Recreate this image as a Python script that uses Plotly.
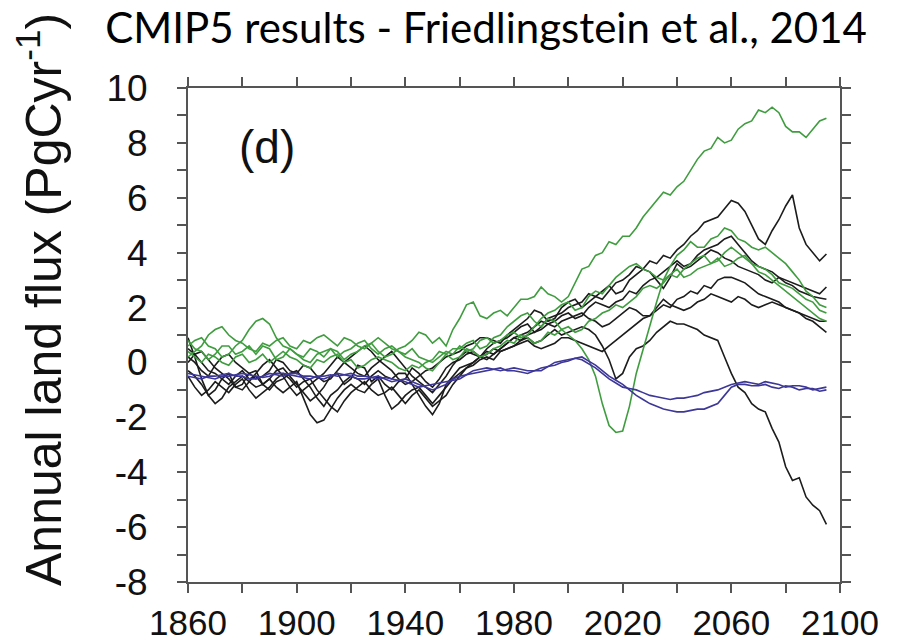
import plotly.graph_objects as go

# annual-ish samples every 2.5 years, 1860 .. 2095
green_high = [0.8,0.5, 0.4,0.1, 0.3,0.6, 0.6,0.3, 0.4,0.6, 0.3,0.6, 0.5,0.1, 0.2,0.5, 0.3,0.2, 0.5,0.4,
              0.2,0.5, 0.4,0.1, 0.3,0.4, 0.6,0.7, 0.4,0.2, 0.3,0.5, 0.6,0.8, 1.1,1.0, 0.7,0.9, 0.6,1.2,
              1.6,2.1, 2.2,1.7, 1.6,1.8, 1.9,1.7, 2.0,2.3, 2.3,2.4, 2.75,2.5, 2.4,2.2, 2.4,2.9, 3.4,3.5,
              3.9,4.0, 4.4,4.3, 4.6,4.6, 4.9,5.3, 5.6,5.9, 6.2,6.1, 6.4,6.6, 7.0,7.4, 7.7,7.8, 8.2,8.0,
              8.1,8.5, 8.7,8.8, 9.2,9.1, 9.3,9.1, 8.6,8.4, 8.4,8.2, 8.5,8.8, 8.9]
green_dip = [0.6,0.8, 0.9,0.6, 0.5,0.2, 0.3,0.6, 0.8,1.2, 1.5,1.6, 1.4,0.9, 0.6,0.5, 0.3,0.1, 0.0,0.3,
             0.4,0.5, 0.2,0.4, 0.5,0.7, 0.8,0.5, 0.3,0.5, 0.6,0.4, 0.2,0.1, 0.0,-0.2, -0.3,0.0, 0.3,0.5,
             0.5,0.7, 0.8,0.5, 0.6,0.9, 1.0,1.3, 1.5,1.7, 1.8,1.5, 1.3,1.6, 1.5,1.2, 1.0,0.8, 0.5,0.1,
             -0.5,-1.5, -2.3,-2.55, -2.5,-1.6, -0.4,0.5, 1.3,2.2, 3.0,3.5, 3.9,4.1, 4.4,4.2, 4.2,4.5,
             4.6,4.9, 4.8,4.5, 4.4,4.2, 4.1,4.2, 4.0,3.8, 3.6,3.3, 3.0,2.6, 2.4,2.1, 2.0]
green_c = [0.2,0.4, 0.6,1.0, 1.2,1.3, 1.0,0.8, 0.7,0.5, 0.4,0.7, 0.6,0.8, 0.9,0.6, 0.5,0.8, 0.7,0.9,
           1.0,0.8, 0.6,0.9, 0.8,0.6, 0.5,0.7, 0.9,0.7, 0.5,0.4, 0.3,0.5, 0.2,0.1, 0.0,0.2, 0.4,0.3,
           0.6,0.4, 0.5,0.8, 0.9,0.7, 0.8,1.0, 1.1,0.9, 1.0,1.3, 1.6,1.8, 1.9,2.1, 2.2,1.9, 2.0,2.4,
           2.6,2.5, 2.8,3.1, 3.3,3.5, 3.6,3.4, 3.3,3.1, 3.0,3.2, 3.4,3.1, 3.2,3.4, 3.5,3.6, 3.8,3.5,
           3.6,3.8, 3.9,3.6, 3.3,3.2, 3.0,2.8, 2.6,2.4, 2.2,2.0, 1.8,1.6, 1.5]
green_d = [0.4,0.2, 0.0,0.3, 0.2,0.0, -0.1,0.2, 0.3,0.0, 0.1,0.3, 0.0,0.2, 0.4,0.2, 0.1,-0.1, -0.2,0.1,
           0.0,0.2, 0.3,0.0, 0.1,-0.2, -0.1,0.1, 0.2,0.1, 0.0,-0.2, -0.3,-0.1, -0.2,0.0, 0.1,0.4, 0.3,0.1,
           0.2,0.5, 0.4,0.2, 0.3,0.5, 0.6,0.8, 0.7,1.0, 0.9,0.7, 0.8,1.1, 1.0,1.2, 1.3,1.1, 1.2,1.5,
           1.6,1.8, 1.9,2.1, 2.0,2.2, 2.4,2.7, 2.8,2.7, 2.9,3.2, 3.1,3.4, 3.6,3.8, 3.9,3.6, 3.7,4.0,
           4.2,4.0, 3.8,3.6, 3.5,3.4, 3.2,2.9, 2.8,2.7, 2.5,2.3, 2.2,1.9, 1.8]

black_a = [0.9,0.2, -0.6,-1.2, -1.0,-0.6, -0.4,-0.9, -0.8,-0.4, -0.3,-0.8, -0.6,-0.3, -0.2,-0.5, -0.8,-1.1, -1.4,-1.2,
           -0.9,-0.5, -0.4,-0.8, -0.6,-0.1, -0.2,-0.7, -0.5,-0.8, -1.0,-0.7, -0.6,-0.2, -0.4,-0.7, -0.9,-0.6, -0.2,0.0,
           0.1,0.3, 0.4,0.2, 0.5,0.7, 0.8,0.9, 1.1,1.3, 1.4,1.1, 1.3,1.6, 1.7,1.8, 2.0,2.1, 2.2,2.5,
           2.4,2.3, 2.6,2.9, 3.0,3.2, 3.5,3.4, 3.7,3.6, 3.9,3.8, 4.1,4.3, 4.6,4.8, 5.1,5.2, 5.3,5.6,
           5.9,5.8, 5.5,5.0, 4.5,4.3, 4.8,5.2, 5.7,6.1, 4.9,4.3, 4.0,3.7, 3.95]
black_b = [0.5,0.3, 0.0,-0.3, -0.4,-0.6, -0.8,-0.5, -0.3,-0.6, -0.5,-0.8, -1.0,-0.7, -0.6,-0.4, -0.3,-0.6, -0.9,-1.3,
           -1.6,-1.2, -1.0,-0.7, -0.5,-0.6, -0.8,-0.5, -0.3,-0.5, -0.6,-0.4, -0.4,-0.8, -1.2,-1.6, -1.9,-1.5, -0.8,-0.5,
           -0.2,-0.1, 0.0,0.2, 0.3,0.5, 0.4,0.5, 0.6,0.8, 0.9,0.7, 0.8,1.0, 1.2,1.0, 1.1,1.2, 1.3,1.2,
           1.0,0.6, 0.1,-0.6, -0.4,0.2, 0.5,0.6, 0.8,1.1, 1.3,1.5, 1.4,1.4, 1.3,1.2, 1.0,0.9, 0.8,0.2,
           -0.4,-0.9, -1.1,-1.5, -1.7,-1.8, -2.4,-2.9, -3.8,-4.3, -4.2,-4.9, -5.2,-5.4, -5.9]
black_c = [0.2,0.0, -0.3,-0.5, -0.1,0.2, 0.3,0.0, -0.2,-0.4, -0.6,-0.5, -0.3,0.1, 0.0,-0.3, -0.4,-0.1, -0.2,-0.5,
           -0.7,-0.6, -0.3,0.0, 0.2,0.4, 0.6,0.4, 0.1,-0.1, -0.3,-0.6, -0.8,-0.7, -0.5,-0.3, -0.2,0.0, 0.2,0.3,
           0.4,0.6, 0.7,0.9, 0.9,0.8, 0.7,1.0, 1.2,1.4, 1.6,1.9, 1.8,1.5, 1.6,2.0, 2.2,2.3, 2.0,2.2,
           2.4,2.6, 2.8,2.5, 2.6,3.0, 3.2,3.4, 3.3,3.0, 2.7,3.1, 3.6,3.4, 3.5,3.7, 3.9,4.1, 4.0,3.8,
           3.7,3.5, 3.4,3.3, 3.2,3.0, 2.9,3.1, 3.0,2.9, 2.8,2.7, 2.6,2.5, 2.75]
black_d = [-0.3,-0.5, -0.8,-1.2, -1.5,-1.3, -0.9,-0.7, -0.5,-0.7, -0.9,-0.8, -0.6,-0.9, -1.1,-0.9, -0.7,-1.3, -1.9,-2.2,
           -2.1,-1.7, -1.3,-1.0, -0.8,-1.0, -1.1,-0.8, -0.6,-1.2, -1.7,-1.5, -1.2,-1.0, -0.9,-1.2, -1.5,-1.2, -0.9,-0.6,
           -0.4,-0.2, -0.1,0.1, 0.2,0.1, 0.4,0.5, 0.6,0.7, 0.8,0.6, 0.5,0.6, 0.7,0.9, 0.9,0.8, 0.7,0.6,
           0.5,0.4, 0.6,0.8, 1.0,1.2, 1.4,1.6, 1.7,1.9, 2.1,2.0, 2.3,2.4, 2.6,2.5, 2.8,2.7, 3.0,3.1,
           3.1,3.0, 2.9,2.7, 2.5,2.4, 2.3,2.2, 2.0,1.9, 1.8,1.6, 1.5,1.3, 1.1]
black_e = [0.0,0.3, 0.4,0.1, -0.2,-0.4, -0.6,-0.9, -1.0,-0.7, -0.4,-0.1, 0.1,-0.2, -0.5,-0.9, -1.2,-1.0, -0.8,-0.6,
           -0.4,-0.1, 0.2,0.0, -0.2,-0.4, -0.5,-0.2, 0.0,0.2, 0.4,0.1, -0.2,-0.5, -0.7,-0.9, -1.1,-0.8, -0.5,-0.1,
           0.2,0.4, 0.3,0.2, 0.1,0.3, 0.5,0.7, 0.9,1.0, 1.1,1.3, 1.5,1.4, 1.3,1.5, 1.6,1.7, 1.8,1.6,
           1.5,1.3, 1.4,1.6, 1.8,2.0, 1.9,1.7, 1.7,2.0, 2.3,2.1, 2.0,1.9, 2.0,2.2, 2.3,2.5, 2.4,2.3,
           2.2,2.4, 2.3,2.1, 2.0,2.1, 2.2,2.1, 2.0,1.9, 1.8,1.7, 1.6,1.5, 1.5]
black_f = [-0.5,-0.9, -1.2,-1.0, -0.7,-0.9, -1.1,-0.8, -0.6,-1.0, -1.3,-1.1, -0.9,-0.6, -0.4,-0.6, -0.9,-0.7, -0.6,-1.0,
           -1.3,-1.6, -1.8,-1.4, -1.1,-0.9, -0.7,-1.0, -1.2,-1.1, -0.9,-1.2, -1.5,-1.2, -1.0,-1.3, -1.6,-1.4, -1.2,-0.8,
           -0.5,-0.2, 0.0,0.2, 0.4,0.3, 0.5,0.7, 0.9,0.8, 1.0,1.1, 1.2,1.4, 1.5,1.7, 1.8,1.6, 1.7,2.0,
           2.2,2.1, 2.0,2.2, 2.3,2.6, 2.5,2.8, 3.0,3.1, 3.3,3.5, 3.7,3.5, 3.6,3.9, 4.1,4.2, 4.3,4.5,
           4.6,4.3, 4.0,3.7, 3.5,3.4, 3.3,3.1, 2.9,2.8, 2.6,2.5, 2.4,2.35, 2.3]

blue_a = [-0.5,-0.55, -0.6,-0.5, -0.5,-0.45, -0.4,-0.5, -0.5,-0.6, -0.6,-0.5, -0.4,-0.45, -0.5,-0.4, -0.4,-0.5, -0.5,-0.55,
          -0.6,-0.5, -0.4,-0.45, -0.5,-0.6, -0.6,-0.55, -0.5,-0.6, -0.7,-0.65, -0.6,-0.7, -0.8,-0.9, -1.0,-0.9, -0.8,-0.6,
          -0.5,-0.45, -0.4,-0.35, -0.3,-0.25, -0.2,-0.3, -0.3,-0.35, -0.4,-0.3, -0.2,-0.15, -0.1,0.0, 0.05,0.15, 0.2,0.05,
          -0.1,-0.3, -0.5,-0.65, -0.8,-1.0, -1.2,-1.35, -1.5,-1.6, -1.7,-1.75, -1.8,-1.8, -1.75,-1.7, -1.7,-1.6, -1.5,-1.2,
          -0.9,-0.8, -0.8,-0.85, -0.85,-0.8, -0.9,-0.95, -0.85,-0.9, -1.0,-0.95, -0.95,-1.05, -1.0]
blue_b = [-0.4,-0.45, -0.5,-0.55, -0.6,-0.5, -0.5,-0.45, -0.4,-0.45, -0.5,-0.55, -0.5,-0.4, -0.4,-0.45, -0.5,-0.55, -0.6,-0.5,
          -0.5,-0.45, -0.5,-0.45, -0.4,-0.5, -0.5,-0.55, -0.6,-0.55, -0.6,-0.65, -0.7,-0.8, -0.9,-0.85, -0.8,-0.75, -0.7,-0.65,
          -0.6,-0.45, -0.3,-0.25, -0.2,-0.25, -0.3,-0.25, -0.2,-0.25, -0.3,-0.3, -0.3,-0.15, 0.0,0.05, 0.1,0.15, 0.1,-0.05,
          -0.2,-0.4, -0.6,-0.75, -0.9,-0.95, -1.0,-1.1, -1.2,-1.25, -1.3,-1.35, -1.3,-1.3, -1.25,-1.2, -1.1,-1.05, -1.0,-0.9,
          -0.8,-0.75, -0.7,-0.75, -0.8,-0.7, -0.75,-0.8, -0.9,-0.85, -0.85,-0.9, -1.0,-0.95, -0.9]

years = [1860 + 2.5 * i for i in range(len(green_high))]

x_tickvals = [1860, 1880, 1900, 1920, 1940, 1960, 1980, 2000, 2020, 2040, 2060, 2080, 2100]
x_ticktext = ["1860", "", "1900", "", "1940", "", "1980", "", "2020", "", "2060", "", "2100"]
y_tickvals = [-8, -7, -6, -5, -4, -3, -2, -1, 0, 1, 2, 3, 4, 5, 6, 7, 8, 9, 10]
y_ticktext = ["-8", "", "-6", "", "-4", "", "-2", "", "0", "", "2", "", "4", "", "6", "", "8", "", "10"]

BLACK = "#1c1c1c"
GREEN = "#3f9d3f"
BLUE = "#3d3798"

series = [
    (black_a, BLACK), (black_b, BLACK), (black_c, BLACK), (black_d, BLACK),
    (black_e, BLACK), (black_f, BLACK),
    (green_c, GREEN), (green_d, GREEN), (green_dip, GREEN), (green_high, GREEN),
    (blue_a, BLUE), (blue_b, BLUE),
]

fig = go.Figure()
for vals, col in series:
    fig.add_trace(go.Scatter(x=years[:len(vals)], y=vals, mode="lines",
                             line=dict(color=col, width=1.6), showlegend=False,
                             hoverinfo="skip"))

axis_common = dict(showline=True, linecolor="#555555", linewidth=2, mirror="ticks",
                   ticks="outside", ticklen=9, tickwidth=1.5, tickcolor="#555555",
                   showgrid=False, zeroline=False, automargin=False)

fig.update_layout(
    width=904, height=644,
    margin=dict(l=188, r=64, t=88, b=62, autoexpand=False),
    plot_bgcolor="white", paper_bgcolor="white",
    xaxis=dict(range=[1860, 2100], tickmode="array", tickvals=x_tickvals,
               ticktext=x_ticktext, ticklabelstandoff=0,
               tickfont=dict(family="Arial, Liberation Sans, sans-serif", size=35, color="#111111"),
               **axis_common),
    yaxis=dict(range=[-8, 10], tickmode="array", tickvals=y_tickvals,
               ticktext=y_ticktext, ticklabelstandoff=22,
               tickfont=dict(family="Arial, Liberation Sans, sans-serif", size=37, color="#111111"),
               **axis_common),
    title=dict(text="CMIP5 results - Friedlingstein et al., 2014",
               x=486 / 904, y=1 - 28 / 644, xanchor="center", yanchor="middle",
               font=dict(family="Lato, Open Sans, sans-serif", size=42, color="#000000")),
    annotations=[
        dict(text="Annual land flux (PgCyr<sup>-1</sup>)", textangle=-90,
             xref="paper", yref="paper", x=(40 - 188) / 652, y=(582 - 300) / 494,
             xanchor="center", yanchor="middle", showarrow=False,
             font=dict(family="Arial, Liberation Sans, sans-serif", size=50, color="#111111")),
        dict(text="(d)", xref="x", yref="y", x=1889, y=7.85,
             xanchor="center", yanchor="middle", showarrow=False,
             font=dict(family="Arial, Liberation Sans, sans-serif", size=46, color="#111111")),
    ],
)

fig.write_html("out.html")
-=-=-=-=-
[EXERCISE OBJECTIVE] Emit the lines of the material exactly, from its first line to the line containing "import plotly.graph_objects as go", inclusive; leave every picture out.

[COMPLETED EXERCISE]
Recreate this image as a Python script that uses Plotly.
import plotly.graph_objects as go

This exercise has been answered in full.